En matière d’accueil, depuis juillet 2000, la loi Besson oblige les communes d’au moins 5 000 habitants à se doter d’une aire d’accueil. Au 1er janvier 2020, sur les 34 968 communes répertoriées en France, 32 787 d’entre elles comptaient moins de 5 000 habitants. 

“La grande majorité des airs d'accueil sont excentrés et pollués. On se retrouve soit à côté d’un chemin de fer, soit à côté d’une centrale électrique, soit tout en même temps”, déplore Yoanna. Des conditions de vie qui ont une conséquence désastreuse sur le quotidien de ces habitants. Selon une étude de l'École nationale de santé publique, la durée de vie des tsiganes est de 10 à 15 ans inférieure à celle des non-tsiganes. 
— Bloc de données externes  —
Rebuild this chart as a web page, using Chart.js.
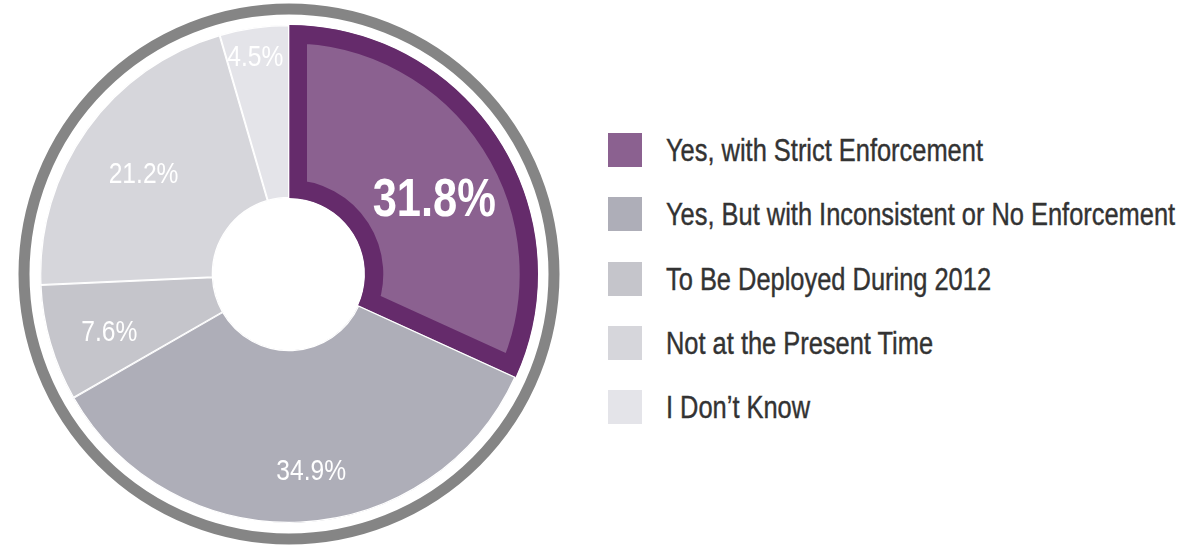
<!DOCTYPE html>
<html>
<head>
<meta charset="utf-8">
<script src="https://cdn.jsdelivr.net/npm/chart.js@4.4.1/dist/chart.umd.min.js"></script>
<style>
  body { margin: 0; background: #fff; }
  #wrap { position: relative; width: 1195px; height: 548px; overflow: hidden; }
  #pieChart { position: absolute; left: 0; top: 0; }
  #legend { position: absolute; left: 608px; top: 133px; margin: 0; padding: 0; list-style: none;
    font-family: 'Liberation Sans', Arial, sans-serif;
    font-size: 31px; color: #333; }
  #legend li { height: 64.3px; display: flex; align-items: flex-start; white-space: nowrap; }
  #legend .box { width: 34px; height: 34px; margin-right: 24px; flex: none; }
  #legend .txt { line-height: 36px; display: inline-block; transform: scaleX(0.82); transform-origin: 0 50%;
    -webkit-text-stroke: 0.4px #333; }
</style>
</head>
<body>
<div id="wrap">
  <canvas id="pieChart" width="578" height="548"></canvas>
  <ul id="legend"></ul>
</div>
<script>
// Data (percent of respondents)
const categories = [
  'Yes, with Strict Enforcement',
  'Yes, But with Inconsistent or No Enforcement',
  'To Be Deployed During 2012',
  'Not at the Present Time',
  'I Don\u2019t Know'
];
const shares = [31.8, 34.9, 7.6, 21.2, 4.5];
const sliceLabels = ['31.8%', '34.9%', '7.6%', '21.2%', '4.5%'];

const fills = ['#8b6190', '#aeaeb8', '#c5c5cb', '#d6d6db', '#e4e4e9'];
const edges = ['#652b6b', '#ffffff', '#ffffff', '#ffffff', '#ffffff'];
const edgeWidths = [18, 1, 1, 1, 1];

const sans = "'Liberation Sans', Arial, sans-serif";
const squeeze = 0.82; // condensed look

// grey ring round the pie
const outerRing = {
  id: 'outerRing',
  beforeDatasetsDraw(chart) {
    const arc = chart.getDatasetMeta(0).data[0];
    if (!arc) return;
    const { ctx } = chart;
    ctx.save();
    ctx.strokeStyle = '#858585';
    ctx.lineWidth = 11;
    ctx.beginPath();
    ctx.arc(arc.x, arc.y, arc.outerRadius + 16, 0, Math.PI * 2);
    ctx.stroke();
    ctx.restore();
  }
};

// percent labels inside the slices
const sliceText = {
  id: 'sliceText',
  afterDatasetsDraw(chart, args, opts) {
    const { ctx } = chart;
    const meta = chart.getDatasetMeta(0);
    meta.data.forEach((arc, i) => {
      const p = arc.getProps(['x', 'y', 'startAngle', 'endAngle', 'outerRadius'], true);
      const a = p.startAngle + (p.endAngle - p.startAngle) * opts.along[i];
      const r = p.outerRadius * opts.radius[i];
      ctx.save();
      ctx.translate(p.x + r * Math.cos(a), p.y + r * Math.sin(a) + 2);
      ctx.scale(squeeze, 1);
      ctx.textAlign = 'center';
      ctx.textBaseline = 'middle';
      ctx.fillStyle = '#ffffff';
      ctx.font = (i === 0 ? 'bold 53px ' : '30px ') + sans;
      ctx.fillText(sliceLabels[i], 0, 0);
      ctx.restore();
    });
  }
};

const ctx = document.getElementById('pieChart').getContext('2d');
new Chart(ctx, {
  type: 'doughnut',
  data: {
    labels: categories,
    datasets: [{
      data: shares,
      backgroundColor: fills,
      borderColor: edges,
      borderWidth: edgeWidths,
      borderAlign: 'inner',
      borderJoinStyle: 'miter'
    }]
  },
  options: {
    responsive: false,
    animation: false,
    events: [],
    cutout: '30.5%',
    layout: { padding: 25 },
    plugins: {
      legend: { display: false },
      tooltip: { enabled: false },
      sliceText: {
        along: [0.55, 0.47, 0.45, 0.49, 0.46],
        radius: [0.655, 0.79, 0.757, 0.712, 0.888]
      }
    }
  },
  plugins: [outerRing, sliceText]
});

// legend on the right
const legend = document.getElementById('legend');
categories.forEach((name, i) => {
  const li = document.createElement('li');
  li.innerHTML = '<span class="box" style="background:' + fills[i] + '"></span><span class="txt"></span>';
  li.querySelector('.txt').textContent = name;
  legend.appendChild(li);
});
</script>
</body>
</html>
Des clichés qui ont la peau dure

Malgré tous les stéréotypes qui circulent sur le peuple gitan, le premier est celui de l’argent. Ils sont très souvent pointés du doigt, accusés à tort de "vivre dans des caravanes" ou encore "des roulottes" pour ne pas avoir à payer la taxe d’habitation et bénéficier des aides de l’Etat. “Les communautés des aires d’accueil n’ont pas le droit aux APL car ils sont considérés comme sans domicile. Ils n’ont pas accès au droit commun”, souligne-t-elle.

Un autre préjugé qui revient souvent est la situation financière de ces peuples.

“Il y a des gens du voyage qui sont aisés mais la grande majorité est assez précaire. Par ailleurs, les loyers sur les airs d’accueil vont de 200 à 400 euros par mois”, précise-t-elle.

“Ceux qui se désignent comme des voyageurs (un groupe dit tzigane) vivent sur des airs d’accueil à certains moment de l'année lors de leur déplacement. Le reste sont soit locataires, soit propriétaires”, conclut-elle.